Your goal —
Transcribe every line exactly. Leave the pictures behind.

Available data —
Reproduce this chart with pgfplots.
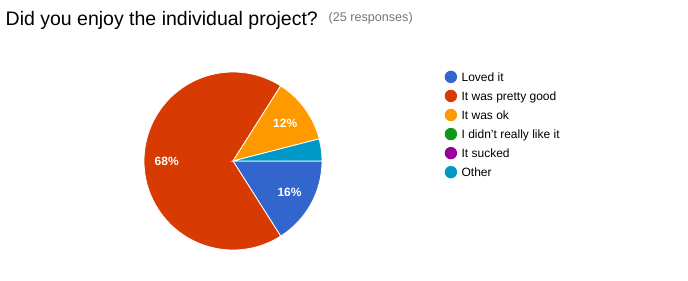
\documentclass[border=0pt]{standalone}
\usepackage{pgfplots}
\usepackage{pgfplotstable}
\pgfplotsset{compat=1.18}
\usepackage{fontspec}
\setmainfont{Liberation Sans}
\definecolor{cA}{HTML}{3366CC}
\definecolor{cB}{HTML}{D83B01}
\definecolor{cC}{HTML}{FF9900}
\definecolor{cD}{HTML}{109618}
\definecolor{cE}{HTML}{990099}
\definecolor{cF}{HTML}{0099C6}
\definecolor{subgray}{HTML}{757575}
\pgfplotstableread[col sep=comma]{
answer,count
Loved it,4
It was pretty good,17
It was ok,3
I didn't really like it,0
It sucked,0
Other,1
}\piedata
\newcommand\getval[2]{\pgfplotstablegetelem{#1}{count}\of\piedata\xdef#2{\pgfplotsretval}}
\begin{document}
\begin{tikzpicture}
\useasboundingbox (0,0) rectangle (688pt,281pt);
\getval{0}\vA \getval{1}\vB \getval{2}\vC \getval{3}\vD \getval{4}\vE \getval{5}\vF
\pgfmathsetmacro\tot{\vA+\vB+\vC+\vD+\vE+\vF}
\pgfmathsetmacro\aA{0}
\pgfmathsetmacro\aB{\aA-360*\vA/\tot}
\pgfmathsetmacro\aC{\aB-360*\vB/\tot}
\pgfmathsetmacro\aD{\aC-360*\vC/\tot}
\pgfmathsetmacro\aE{\aD-360*\vD/\tot}
\pgfmathsetmacro\aF{\aE-360*\vE/\tot}
\pgfmathsetmacro\aG{\aF-360*\vF/\tot}
\pgfmathsetmacro\pA{int(round(100*\vA/\tot))}
\pgfmathsetmacro\pB{int(round(100*\vB/\tot))}
\pgfmathsetmacro\pC{int(round(100*\vC/\tot))}
\node[anchor=base west, inner sep=0pt, font=\fontsize{19.5}{22}\selectfont] at (5.5pt,255.3pt) {Did you enjoy the individual project?};
\node[anchor=base west, inner sep=0pt, text=subgray, font=\fontsize{12.6}{14}\selectfont] at (328.5pt,259.5pt) {(25 responses)};
\begin{axis}[
  at={(233pt,120pt)}, anchor=center,
  scale only axis, width=178pt, height=178pt,
  xmin=-1, xmax=1, ymin=-1, ymax=1,
  hide axis, clip=false,
  legend cell align=left,
  legend image code/.code={\fill[#1, draw=none] (0pt,1.3pt) circle (6.2pt);},
  legend style={draw=none, fill=none, inner sep=0pt, outer sep=0pt,
    at={(1.6893,1.0073)}, anchor=north west,
    font=\fontsize{12}{14}\selectfont,
    nodes={inner sep=0pt, text height=9pt, text depth=3pt},
    /tikz/column sep=4.5pt, /tikz/row sep=5.55pt},
]
\fill[cA, draw=white, line width=0.8pt] (axis cs:0,0) -- (axis cs:{cos(\aA)},{sin(\aA)}) arc[start angle=\aA, end angle=\aB, radius=89pt] -- cycle;
\fill[cB, draw=white, line width=0.8pt] (axis cs:0,0) -- (axis cs:{cos(\aB)},{sin(\aB)}) arc[start angle=\aB, end angle=\aC, radius=89pt] -- cycle;
\fill[cC, draw=white, line width=0.8pt] (axis cs:0,0) -- (axis cs:{cos(\aC)},{sin(\aC)}) arc[start angle=\aC, end angle=\aD, radius=89pt] -- cycle;
\fill[cF, draw=white, line width=0.8pt] (axis cs:0,0) -- (axis cs:{cos(\aF)},{sin(\aF)}) arc[start angle=\aF, end angle=\aG, radius=89pt] -- cycle;
\node[text=white, font=\bfseries\fontsize{12}{14}\selectfont] at (axis cs:{0.725*cos((\aA+\aB)/2)},{0.725*sin((\aA+\aB)/2)}) {\pA\%};
\node[text=white, font=\bfseries\fontsize{12}{14}\selectfont] at (axis cs:{0.745*cos((\aB+\aC)/2)},{0.745*sin((\aB+\aC)/2)}) {\pB\%};
\node[text=white, font=\bfseries\fontsize{12}{14}\selectfont] at (axis cs:{0.725*cos((\aC+\aD)/2)},{0.725*sin((\aC+\aD)/2)}) {\pC\%};
\addlegendimage{fill=cA}\addlegendentry{Loved it}
\addlegendimage{fill=cB}\addlegendentry{It was pretty good}
\addlegendimage{fill=cC}\addlegendentry{It was ok}
\addlegendimage{fill=cD}\addlegendentry{I didn't really like it}
\addlegendimage{fill=cE}\addlegendentry{It sucked}
\addlegendimage{fill=cF}\addlegendentry{Other}
\end{axis}
\end{tikzpicture}
\end{document}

Output —
Reproduce this chart with pgfplots.
\documentclass[border=0pt]{standalone}
\usepackage{pgfplots}
\usepackage{pgfplotstable}
\pgfplotsset{compat=1.18}
\usepackage{fontspec}
\setmainfont{Liberation Sans}
\definecolor{cA}{HTML}{3366CC}
\definecolor{cB}{HTML}{D83B01}
\definecolor{cC}{HTML}{FF9900}
\definecolor{cD}{HTML}{109618}
\definecolor{cE}{HTML}{990099}
\definecolor{cF}{HTML}{0099C6}
\definecolor{subgray}{HTML}{757575}
\pgfplotstableread[col sep=comma]{
answer,count
Loved it,4
It was pretty good,17
It was ok,3
I didn't really like it,0
It sucked,0
Other,1
}\piedata
\newcommand\getval[2]{\pgfplotstablegetelem{#1}{count}\of\piedata\xdef#2{\pgfplotsretval}}
\begin{document}
\begin{tikzpicture}
\useasboundingbox (0,0) rectangle (688pt,281pt);
\getval{0}\vA \getval{1}\vB \getval{2}\vC \getval{3}\vD \getval{4}\vE \getval{5}\vF
\pgfmathsetmacro\tot{\vA+\vB+\vC+\vD+\vE+\vF}
\pgfmathsetmacro\aA{0}
\pgfmathsetmacro\aB{\aA-360*\vA/\tot}
\pgfmathsetmacro\aC{\aB-360*\vB/\tot}
\pgfmathsetmacro\aD{\aC-360*\vC/\tot}
\pgfmathsetmacro\aE{\aD-360*\vD/\tot}
\pgfmathsetmacro\aF{\aE-360*\vE/\tot}
\pgfmathsetmacro\aG{\aF-360*\vF/\tot}
\pgfmathsetmacro\pA{int(round(100*\vA/\tot))}
\pgfmathsetmacro\pB{int(round(100*\vB/\tot))}
\pgfmathsetmacro\pC{int(round(100*\vC/\tot))}
\node[anchor=base west, inner sep=0pt, font=\fontsize{19.5}{22}\selectfont] at (5.5pt,255.3pt) {Did you enjoy the individual project?};
\node[anchor=base west, inner sep=0pt, text=subgray, font=\fontsize{12.6}{14}\selectfont] at (328.5pt,259.5pt) {(25 responses)};
\begin{axis}[
  at={(233pt,120pt)}, anchor=center,
  scale only axis, width=178pt, height=178pt,
  xmin=-1, xmax=1, ymin=-1, ymax=1,
  hide axis, clip=false,
  legend cell align=left,
  legend image code/.code={\fill[#1, draw=none] (0pt,1.3pt) circle (6.2pt);},
  legend style={draw=none, fill=none, inner sep=0pt, outer sep=0pt,
    at={(1.6893,1.0073)}, anchor=north west,
    font=\fontsize{12}{14}\selectfont,
    nodes={inner sep=0pt, text height=9pt, text depth=3pt},
    /tikz/column sep=4.5pt, /tikz/row sep=5.55pt},
]
\fill[cA, draw=white, line width=0.8pt] (axis cs:0,0) -- (axis cs:{cos(\aA)},{sin(\aA)}) arc[start angle=\aA, end angle=\aB, radius=89pt] -- cycle;
\fill[cB, draw=white, line width=0.8pt] (axis cs:0,0) -- (axis cs:{cos(\aB)},{sin(\aB)}) arc[start angle=\aB, end angle=\aC, radius=89pt] -- cycle;
\fill[cC, draw=white, line width=0.8pt] (axis cs:0,0) -- (axis cs:{cos(\aC)},{sin(\aC)}) arc[start angle=\aC, end angle=\aD, radius=89pt] -- cycle;
\fill[cF, draw=white, line width=0.8pt] (axis cs:0,0) -- (axis cs:{cos(\aF)},{sin(\aF)}) arc[start angle=\aF, end angle=\aG, radius=89pt] -- cycle;
\node[text=white, font=\bfseries\fontsize{12}{14}\selectfont] at (axis cs:{0.725*cos((\aA+\aB)/2)},{0.725*sin((\aA+\aB)/2)}) {\pA\%};
\node[text=white, font=\bfseries\fontsize{12}{14}\selectfont] at (axis cs:{0.745*cos((\aB+\aC)/2)},{0.745*sin((\aB+\aC)/2)}) {\pB\%};
\node[text=white, font=\bfseries\fontsize{12}{14}\selectfont] at (axis cs:{0.725*cos((\aC+\aD)/2)},{0.725*sin((\aC+\aD)/2)}) {\pC\%};
\addlegendimage{fill=cA}\addlegendentry{Loved it}
\addlegendimage{fill=cB}\addlegendentry{It was pretty good}
\addlegendimage{fill=cC}\addlegendentry{It was ok}
\addlegendimage{fill=cD}\addlegendentry{I didn't really like it}
\addlegendimage{fill=cE}\addlegendentry{It sucked}
\addlegendimage{fill=cF}\addlegendentry{Other}
\end{axis}
\end{tikzpicture}
\end{document}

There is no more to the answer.